What is a TRACON?

The area from 6-50 miles will affect you with or without a second airport.

It’s an FAA acronym. Terminal Radar Approach Control. And if you live in any of the areas considered for a Second Airport, including Enumclaw or Pierce and Thurston Counties, keep reading.

TRACONs are FAA facilities that house air traffic controllers who guide aircraft approaching and departing airports generally within a 30- to 50-mile radius up to 10,000 feet, as well as aircraft that may be flying over that airspace.

Once an aircraft that is landing is within six miles of Sea-Tac Airport and below 3,500 feet, TRACON controllers hand the aircraft off to air traffic controllers in the airport tower.

When a departing aircraft leaves the TRACON’s range of control, TRACON controllers hand responsibility for the aircraft off to controllers at FAA En Route Centers who guide the aircraft at higher altitudes while it is en route to the next airport.

In other words, while TRACON controllers do not handle landings and takeoffs. Instead, they are responsible for the safe separation of aircraft flying in the busy areas surrounding airports to about 15,000 feet.

And the En Route Centers are in control after that–when the captain calls out “We’ve reached our cruising altitude of 37,000 feet and I’ve turned off the Seatbelt Sign.”

Co-Location

We particularly appreciate this image, with all its soot, given the fact that the sign is apart from any roadway.

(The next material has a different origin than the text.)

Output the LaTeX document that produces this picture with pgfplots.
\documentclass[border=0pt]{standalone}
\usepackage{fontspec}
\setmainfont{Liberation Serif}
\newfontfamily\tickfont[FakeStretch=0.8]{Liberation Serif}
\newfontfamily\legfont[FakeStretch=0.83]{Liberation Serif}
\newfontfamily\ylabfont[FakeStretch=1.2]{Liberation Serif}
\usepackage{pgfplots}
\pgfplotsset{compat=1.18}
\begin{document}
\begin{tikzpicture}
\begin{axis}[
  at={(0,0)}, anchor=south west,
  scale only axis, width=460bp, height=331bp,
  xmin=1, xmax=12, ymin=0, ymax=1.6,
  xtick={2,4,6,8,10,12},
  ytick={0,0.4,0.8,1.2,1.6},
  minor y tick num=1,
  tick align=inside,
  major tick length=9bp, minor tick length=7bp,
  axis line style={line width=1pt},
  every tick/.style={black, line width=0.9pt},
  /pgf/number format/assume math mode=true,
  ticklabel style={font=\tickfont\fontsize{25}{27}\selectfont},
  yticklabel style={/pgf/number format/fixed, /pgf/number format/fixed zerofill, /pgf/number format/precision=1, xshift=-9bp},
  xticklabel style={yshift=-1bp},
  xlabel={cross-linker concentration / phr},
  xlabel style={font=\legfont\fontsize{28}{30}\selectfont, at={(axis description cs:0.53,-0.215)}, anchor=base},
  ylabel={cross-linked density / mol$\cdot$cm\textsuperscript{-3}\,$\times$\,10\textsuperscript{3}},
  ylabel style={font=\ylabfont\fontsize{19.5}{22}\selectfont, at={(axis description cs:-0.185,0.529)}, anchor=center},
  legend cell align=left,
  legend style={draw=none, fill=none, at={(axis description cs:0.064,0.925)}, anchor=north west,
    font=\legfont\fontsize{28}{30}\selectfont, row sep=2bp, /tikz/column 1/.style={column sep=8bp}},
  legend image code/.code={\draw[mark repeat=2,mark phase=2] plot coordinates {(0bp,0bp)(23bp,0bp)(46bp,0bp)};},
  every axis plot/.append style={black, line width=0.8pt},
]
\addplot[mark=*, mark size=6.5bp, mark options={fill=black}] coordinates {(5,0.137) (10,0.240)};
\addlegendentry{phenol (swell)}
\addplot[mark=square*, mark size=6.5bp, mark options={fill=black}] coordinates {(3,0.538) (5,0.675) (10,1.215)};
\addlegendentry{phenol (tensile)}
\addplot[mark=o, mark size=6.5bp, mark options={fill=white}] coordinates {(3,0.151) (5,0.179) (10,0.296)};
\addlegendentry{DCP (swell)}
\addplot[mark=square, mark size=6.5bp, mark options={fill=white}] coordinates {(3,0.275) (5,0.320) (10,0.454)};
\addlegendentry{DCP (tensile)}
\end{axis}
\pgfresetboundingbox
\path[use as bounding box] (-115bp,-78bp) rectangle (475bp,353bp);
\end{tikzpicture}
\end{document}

The TRACON which covers Sea-Tac Airport (S46) lives at Sea-Tac Airport.  Our TRACON  actually manages all airports in Puget Sound. This practice is common in the biz and is known as co-location, but the location is actually irrelevant because TRACON controllers do not rely on sight to manage flights–strictly computers/radar.

Why it matters

As operations increase, the TRACON becomes more important to communities further away, in particular the areas under consideration for a ‘second airport‘. NextGen concentrates flights within the six miles or so from the tower at Sea-Tac. However, aircraft don’t magically appear out of nowhere. The TRACON area includes all the areas under consideration for a Second Airport because those spots are along the main ‘highways’ that aircraft flow through on their way to Sea-Tac.

The railroad in the sky

The FAA often uses the analogy of a ‘railroad in the sky’ and that is not just a metaphor. There are main highways that all jets traverse going across America. Here are those main paths within 50 miles of KSEA.

And here is (sort of) our TRACON area and the airports it controls, represented by the red ring.

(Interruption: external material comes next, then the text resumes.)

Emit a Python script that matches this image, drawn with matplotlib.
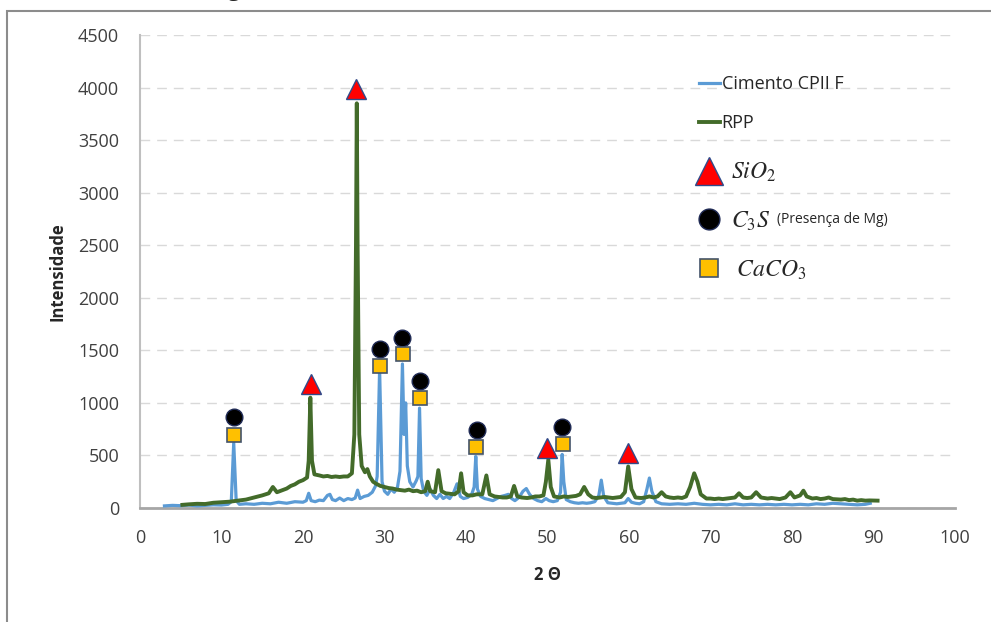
import matplotlib
matplotlib.use('Agg')
import matplotlib.pyplot as plt
from matplotlib.lines import Line2D
from matplotlib.patches import Rectangle

plt.rcParams['font.family'] = ['Open Sans', 'DejaVu Sans']
plt.rcParams['mathtext.fontset'] = 'stix'

# Cimento CPII F (blue)
cim_x = [3.0, 4, 5, 6, 7, 8, 9, 10, 10.8, 11.2, 11.5, 11.8, 12.2, 13, 14, 15, 16, 17, 18, 19, 20,
         20.4, 20.7, 21.0, 21.5, 22, 22.5, 23.0, 23.3, 23.6, 24, 24.5, 25, 25.5, 26, 26.4, 26.7, 27.0,
         27.5, 28, 28.5, 28.9, 29.1, 29.4, 29.7, 30.0, 30.4, 30.8, 31.2, 31.6, 31.9, 32.2, 32.4, 32.6,
         32.8, 33.1, 33.5, 33.9, 34.1, 34.3, 34.5, 34.8, 35.2, 35.6, 36.0, 36.4, 36.8, 37.2, 37.6, 38.0,
         38.5, 38.9, 39.3, 39.7, 40.2, 40.7, 41.0, 41.2, 41.4, 41.8, 42.3, 42.8, 43.3, 43.8, 44.3, 44.8,
         45.2, 45.6, 46.0, 46.5, 47.0, 47.4, 47.8, 48.3, 48.8, 49.3, 49.8, 50.2, 50.7, 51.2, 51.6, 51.8,
         52.0, 52.3, 52.8, 53.3, 53.8, 54.3, 54.8, 55.3, 55.8, 56.3, 56.6, 56.9, 57.4, 58, 58.5, 59,
         59.5, 59.9, 60.3, 60.8, 61.3, 61.8, 62.2, 62.5, 62.8, 63.3, 64, 65, 66, 67, 68, 69, 70, 71, 72,
         73, 74, 75, 76, 77, 78, 79, 80, 81, 82, 83, 84, 85, 86, 87, 88, 89, 89.6]
cim_y = [20, 25, 22, 28, 20, 25, 30, 28, 35, 60, 620, 70, 35, 40, 35, 45, 40, 55, 45, 60, 55,
         70, 140, 70, 60, 75, 70, 120, 130, 80, 70, 95, 70, 90, 80, 95, 170, 90,
         110, 120, 150, 210, 300, 1320, 250, 160, 130, 180, 150, 200, 350, 1370, 700, 1000,
         400, 250, 200, 260, 300, 950, 280, 160, 120, 180, 120, 90, 130, 90, 110, 90,
         150, 230, 110, 90, 100, 130, 200, 490, 180, 110, 90, 80, 70, 90, 110, 120,
         130, 90, 70, 100, 160, 185, 130, 90, 70, 60, 90, 70, 60, 70, 150, 510,
         250, 80, 60, 50, 45, 50, 45, 50, 60, 120, 265, 110, 50, 45, 40, 45,
         50, 90, 55, 45, 40, 60, 180, 285, 160, 60, 40, 35, 40, 35, 45, 35, 30, 35, 30,
         40, 30, 35, 30, 35, 30, 35, 30, 35, 30, 40, 35, 45, 40, 35, 30, 35, 45]

# RPP (green)
rpp_x = [5.2, 6, 7, 8, 9, 10, 11, 12, 13, 14, 15, 15.8, 16.3, 16.8, 17.5, 18, 18.5, 19, 19.5, 20,
         20.5, 20.7, 20.9, 21.1, 21.4, 22, 22.5, 23, 23.5, 24, 24.5, 25, 25.5, 26, 26.3, 26.5, 26.6,
         26.7, 26.9, 27.2, 27.6, 27.9, 28.2, 28.6, 29, 29.5, 30, 30.5, 31, 31.5, 32, 32.5, 33, 33.5,
         34, 34.5, 35.0, 35.3, 35.6, 36.2, 36.6, 37.0, 37.5, 38, 38.6, 39.1, 39.4, 39.7, 40.2, 40.8,
         41.3, 42.0, 42.5, 42.9, 43.5, 44, 44.5, 45, 45.5, 45.9, 46.3, 46.8, 47.5, 48, 48.5, 49, 49.5,
         49.8, 50.1, 50.4, 50.8, 51.5, 52, 52.5, 53, 53.5, 54, 54.5, 55, 55.5, 56, 56.5, 57, 57.5, 58,
         58.5, 59, 59.5, 59.9, 60.3, 60.8, 61.5, 62, 62.5, 63, 63.5, 64, 64.5, 65, 65.5, 66, 66.5, 67,
         67.5, 68, 68.4, 68.8, 69.5, 70, 70.5, 71, 71.5, 72, 72.5, 73, 73.5, 74, 74.5, 75, 75.6, 76.2,
         77, 77.5, 78, 78.5, 79.2, 79.8, 80.3, 81.0, 81.4, 81.8, 82.5, 83, 83.5, 84, 84.5, 85, 86, 86.5,
         87, 87.5, 88, 88.5, 89, 89.5, 90.5]
rpp_y = [30, 35, 40, 38, 50, 55, 60, 70, 80, 100, 120, 140, 200, 150, 170, 185, 210, 225, 250, 265,
         290, 450, 1050, 450, 320, 310, 300, 305, 295, 300, 295, 300, 300, 330, 700, 2500, 3850,
         2500, 700, 400, 340, 370, 300, 250, 230, 210, 200, 190, 185, 175, 170, 165, 175, 160,
         165, 150, 160, 250, 160, 150, 360, 160, 140, 135, 130, 160, 330, 150, 120, 120,
         130, 130, 310, 130, 110, 105, 100, 100, 110, 210, 110, 100, 95, 100, 110, 110, 120,
         250, 460, 200, 110, 100, 110, 105, 110, 115, 130, 200, 130, 100, 95, 100, 105, 100, 95,
         100, 105, 150, 395, 180, 100, 95, 100, 110, 100, 110, 150, 110, 100, 95, 100, 95, 110,
         200, 330, 250, 130, 90, 90, 85, 90, 85, 90, 95, 100, 140, 100, 95, 100, 150, 100,
         90, 95, 90, 85, 100, 150, 100, 120, 165, 110, 90, 95, 85, 90, 100, 85, 80, 85,
         75, 80, 70, 75, 70, 72, 70]

# phase identification symbols
sio2_x = [21.0, 26.5, 49.9, 59.9]
sio2_y = [1180, 3990, 575, 525]
c3s_x = [11.5, 29.4, 32.2, 34.3, 41.3, 51.8]
c3s_y = [865, 1510, 1620, 1210, 740, 770]
caco3_x = [11.5, 29.5, 32.3, 34.4, 41.2, 51.9]
caco3_y = [695, 1350, 1465, 1050, 580, 605]

blue = '#5B9BD5'
green = '#436B2A'
edge = '#2F4A8A'

fig = plt.figure(figsize=(9.91, 6.22), dpi=100)
ax = fig.add_axes([140 / 991, 1 - 508 / 622, 815 / 991, 473 / 622])

ax.plot(cim_x, cim_y, color=blue, lw=2.3, zorder=3)
ax.plot(rpp_x, rpp_y, color=green, lw=2.8, zorder=4)

tri_style = dict(ls='none', marker='^', ms=15, mfc='#FF0000', mec=edge, mew=1.0, zorder=6)
circ_style = dict(ls='none', marker='o', ms=12, mfc='black', mec='#1F2A55', mew=1.0, zorder=6)
sq_style = dict(ls='none', marker='s', ms=10, mfc='#FFC000', mec='#44546A', mew=1.2, zorder=6)
ax.plot(sio2_x, sio2_y, **tri_style)
ax.plot(c3s_x, c3s_y, **circ_style)
ax.plot(caco3_x, caco3_y, **sq_style)

ax.set_xlim(0, 100)
ax.set_ylim(0, 4500)
ax.set_xticks(range(0, 101, 10))
ax.set_yticks(range(0, 4501, 500))
ax.tick_params(length=0, labelsize=13, labelcolor='#404040', pad=15)
ax.yaxis.grid(True, color='#D9D9D9', lw=1, dashes=(7, 5))
ax.set_axisbelow(True)
for s in ['top', 'right']:
    ax.spines[s].set_visible(False)
ax.spines['left'].set_color('#BFBFBF')
ax.spines['left'].set_linewidth(1.5)
ax.spines['bottom'].set_color('#A6A6A6')
ax.spines['bottom'].set_linewidth(2)

ax.set_ylabel('Intensidade', fontsize=12, fontweight='bold', color='#262626', labelpad=8)
ax.set_xlabel('2 Θ', fontsize=12, fontweight='bold', color='#262626', labelpad=14)

line_handles = [Line2D([], [], color=blue, lw=2.3), Line2D([], [], color=green, lw=2.8)]
leg1 = ax.legend(line_handles, ['Cimento CPII F', 'RPP'], loc='upper left',
                 bbox_to_anchor=(0.686, 0.915), frameon=False, fontsize=13,
                 handlelength=1.15, handletextpad=0.1, labelspacing=1.15,
                 borderpad=0, borderaxespad=0)
for t in leg1.get_texts():
    t.set_color('#262626')
ax.add_artist(leg1)

sym_handles = [Line2D([], [], ls='none', marker='^', ms=20, mfc='#FF0000', mec=edge, mew=1.0),
               Line2D([], [], ls='none', marker='o', ms=15, mfc='black', mec='#1F2A55', mew=1.0),
               Line2D([], [], ls='none', marker='s', ms=13, mfc='#FFC000', mec='#44546A', mew=1.2)]
leg2 = ax.legend(sym_handles, [r'$SiO_2$', r'$C_3S$', r'$\ CaCO_3$'], loc='upper left',
                 bbox_to_anchor=(0.684, 0.734), frameon=False, fontsize=17,
                 handlelength=1.0, handletextpad=0.4, labelspacing=1.05,
                 borderpad=0, borderaxespad=0)
for t in leg2.get_texts():
    t.set_color('#262626')
ax.text(0.7816, 0.61, '(Presença de Mg)', transform=ax.transAxes, fontsize=10,
        color='#262626', ha='left', va='center')

# outer picture frame and the cut caption above it
fig.patches.append(Rectangle((7 / 991, -0.01), 1.0, 1 - 11 / 622 + 0.01, transform=fig.transFigure,
                             fill=False, edgecolor='#8C8C8C', lw=1.5))
fig.text(228 / 991, 1 + 4 / 622, 'g', fontsize=16, color='#262626', ha='left', va='baseline')

plt.savefig('out.png', dpi=100)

As you can see, because of geography or planning or efficiency (or a combination of all three), flights do tend to begin concentrating into ‘highways’ long before they get to that six mile point we associate with a particular airport.

Dispersion

The FAA recognizes this and consciously attempts to develop a process called dispersion, meaning attempts to distribute flights in the TRACON area so as to spread the pain around in an equitable manner. But this is not automatic. After all, it makes more work for everybody to make this happen.

So the FAA relies on the public to weigh in on how best to do that, otherwise, the FAA will simply do what is the safest and most efficient–which is almost always those straight lines.

Section 175 of the 2018 FAA Reauthorization discusses what communities within that TRACON space can do to advocate for themselves on this. And what this comes down to is that even if you are outside tower control, you must be part of an ongoing discussion of flight paths.

Put directly, even if you live in Enumclaw or Thurston or Pierce Counties and think you’re out of the woods now because you didn’t get a second airport? Think again. And as it stands now, if you’re not part of these Section 175 discussions, you’re not even at the table.

And that is another reason why we encourage all areas that feed into Sea-Tac Airport to work with us, together, on equitable long-term solutions.